When I wrote about Van Jones last week, the only people who took notice of his appointment were David Horowitz, who first reported on his background, and Glenn Beck, whose ranting made it appear that there was somewhat of a conspiracy on the part of the Obama administration to appoint extremist radicals to positions of importance. Nevertheless, Beck must be given all the credit to alerting everyone to Jones’ position at the White House.

Now, finally, some of the mainstream media has picked up the story. Yesterday, Jake Tapper of ABC News blogged on the Jones appointment. Fox News put various statements made by Jones on their website. Finally, TNR ran an article on its website by Kate Sheppard, which both called attention to Jones while ridiculing the entire brouhaha.

Sheppard’s piece is an example of particularly flawed argument. First, she writes that “for months now, various right-wing bloggers and Glenn Beck have been trying to whip up outrage over Van Jones, Obama’s green-jobs guru. Their feverish accusations to date—that he’s a secret communist, say—have been absurd and easily ignored.”

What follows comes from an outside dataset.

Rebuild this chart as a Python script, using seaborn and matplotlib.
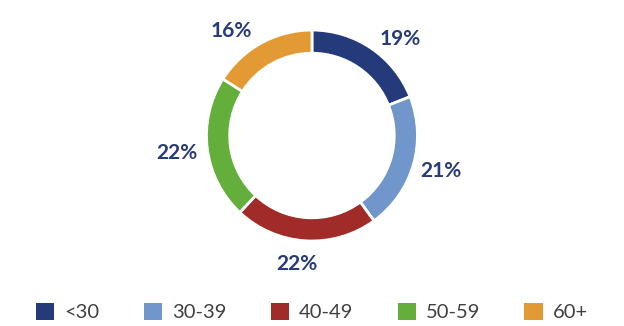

I used to have a saying: “Just because J.Edgar Hoover said it doesn’t mean it isn’t true.”  Today, I would have to add that because Beck has first brought it to the nation’s attention, also doesn’t mean it’s not true. It turns out, of course, that Jones’ record and background is not only fair game, but that the reports about him are true. He was a proclaimed communist and Maoist, and has publicly said that today he is adopting new strategies to achieve his radical and anti-capitalist goals.  And that is why, Sheppard is forced to say, he is becoming a “political headache” for the White House.

Sheppard tries to legitimize Jones by pointing to how many national liberal leaders have endorsed him, from Nancy Pelosi on. The real question, of course, is why they have done this? It is akin to the question I asked in the pages of TNR in the 1980’s, when the peace movement was at its hilt, and I asked how they expected to be taken seriously when they accepted the participation of Soviet line Communists. The major liberal summits that featured Jones as a keynoter, and on which she reports, should be embarrassed at their willingness to feature someone with Jones’ views.

Sheppard should start by reading the analysis on Frontpagemag.com by Ben Johnson, if she can stand to read a sound argument, even though it comes from a conservative source. Johnson lays out with direct and accurate quotes from Jones what he believes, and how he intends to use his green jobs position as a vehicle for a clearly left-wing socialist agenda.

Here is the key Jones quote:

Right now we say we want to move from suicidal gray capitalism to something eco-capitalism where at least we’re not fast-tracking the destruction of the whole planet. Will that be enough? No, it won’t be enough. We want to go beyond the systems of exploitation and oppression altogether. But, that’s a process and I think that’s what’s great about the movement that is beginning to emerge is that the crisis is so severe in terms of joblessness, violence and now ecological threats that people are willing to be both pragmatic and visionary. So the green economy will start off as a small subset and we are going to push it and push it and push it until it becomes the engine for transforming the whole society.    


This is left-wing lingo, and a clear call for “transforming the whole society” to the original communist vision Jones obviously still believes in.

How could such a man get any White House appointment, especially one with a large budget and a strategy for social revolution as its goal? If George W. Bush had appointed a David Duke supporter who only four years earlier was a leader of a Klan offshoot, the Left would rightfully have yelled bloody murder until the appointee was dismissed.  One must also ask what happened to the traditional FBI vetting of one’s background, and the calling attention to it by the Bureau to the President, before the appointment was made.

Did Obama know of Jones’ views and associations? If not, why not? And if he did, why did he still appoint him? One wonders if Bill Ayers had not been the subject of so much attention before the election, whether he too would have been given a major appointment as an education czar?